(Work to complete) Retype word for word the first line of the listing and each line after it up to the line with "import pandas as pd", with the pictures taken out.
-- Data excerpt start --
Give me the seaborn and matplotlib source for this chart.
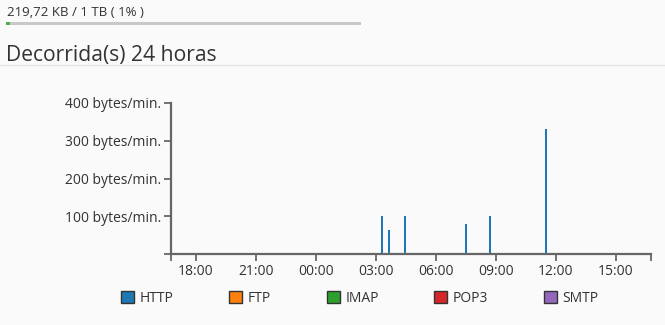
import matplotlib
matplotlib.use("Agg")
import matplotlib.pyplot as plt
from matplotlib.patches import Patch, Rectangle
from matplotlib.lines import Line2D
import seaborn as sns
import pandas as pd

# ---- data ----
usage_text = "219,72 KB / 1 TB ( 1% )"
title_text = "Decorrida(s) 24 horas"
times = ["03:18", "03:38", "04:27", "07:31", "08:42", "11:31"]
values = [100, 64, 100, 80, 100, 330]
tick_hours = [18, 21, 24, 27, 30, 33, 36, 39]
tick_labels = ["18:00", "21:00", "00:00", "03:00", "06:00", "09:00", "12:00", "15:00"]
y_ticks = [100, 200, 300, 400]
y_labels = ["100 bytes/min.", "200 bytes/min.", "300 bytes/min.", "400 bytes/min."]
services = ["HTTP", "FTP", "IMAP", "POP3", "SMTP"]
service_colors = ["#1f77b4", "#ff7f0e", "#2ca02c", "#d62728", "#9467bd"]
x_start, x_end = 16.75, 40.75

def to_hours(s):
    h, m = s.split(":")
    h = int(h) + int(m) / 60
    return h + 24 if h < x_start else h

df = pd.DataFrame({"hour": [to_hours(t) for t in times], "value": values})

sns.set_theme(style="white")
plt.rcParams["font.family"] = ["Open Sans", "DejaVu Sans"]
BG = "#fafafa"
TXT = "#333333"
AX = "#666666"
FS = 10

fig = plt.figure(figsize=(6.65, 3.25), dpi=100, facecolor=BG)
ax = fig.add_axes([171/665, 1-254/325, 480/665, 151/325], facecolor=BG)

sns.barplot(data=df, x="hour", y="value", native_scale=True, width=0.3,
            color="#1f77b4", saturation=1, ax=ax, linewidth=0)

ax.set_xlim(x_start, x_end)
ax.set_ylim(0, 400)
ax.set_xticks([x_start] + tick_hours + [x_end])
ax.set_xticklabels([""] + tick_labels + [""], color=TXT, fontsize=FS)
ax.set_yticks([0] + y_ticks)
ax.set_yticklabels([""] + y_labels, color=TXT, fontsize=FS)
ax.set_xlabel("")
ax.set_ylabel("")
for side in ["top", "right"]:
    ax.spines[side].set_visible(False)
for side in ["left", "bottom"]:
    ax.spines[side].set_color(AX)
    ax.spines[side].set_linewidth(1.6)
ax.tick_params(axis="both", length=5, width=1.3, color=AX, pad=2,
               bottom=True, left=True)
ax.grid(False)

# header
fig.text(7/665, 1-12/325, usage_text, fontsize=9.5, color=TXT, va="center", ha="left")
fig.patches.append(Rectangle((6/665, 1-25/325), 355/665, 3.5/325,
                             transform=fig.transFigure, facecolor="#c8c8c8", edgecolor="none"))
fig.patches.append(Rectangle((6/665, 1-25/325), 3.5/665, 3.5/325,
                             transform=fig.transFigure, facecolor="#4caf50", edgecolor="none"))
fig.text(6/665, 1-55/325, title_text, fontsize=15.2, color=TXT, va="center", ha="left")
fig.add_artist(Line2D([0, 1], [1-64.5/325, 1-64.5/325], transform=fig.transFigure,
                      color="#e4e4e4", linewidth=1))

handles = [Patch(facecolor=c, edgecolor=TXT, linewidth=1, label=s)
           for s, c in zip(services, service_colors)]
leg = fig.legend(handles=handles, loc="center", bbox_to_anchor=(360/665, 1-298/325),
                 ncol=5, frameon=False, fontsize=FS, handlelength=0.94, handleheight=0.94,
                 handletextpad=0.4, columnspacing=4.0, borderaxespad=0, borderpad=0)
for t in leg.get_texts():
    t.set_color(TXT)

fig.savefig("out.png", dpi=100, facecolor=BG)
-- Data excerpt end --
(Written response)
Give me the seaborn and matplotlib source for this chart.
import matplotlib
matplotlib.use("Agg")
import matplotlib.pyplot as plt
from matplotlib.patches import Patch, Rectangle
from matplotlib.lines import Line2D
import seaborn as sns
import pandas as pd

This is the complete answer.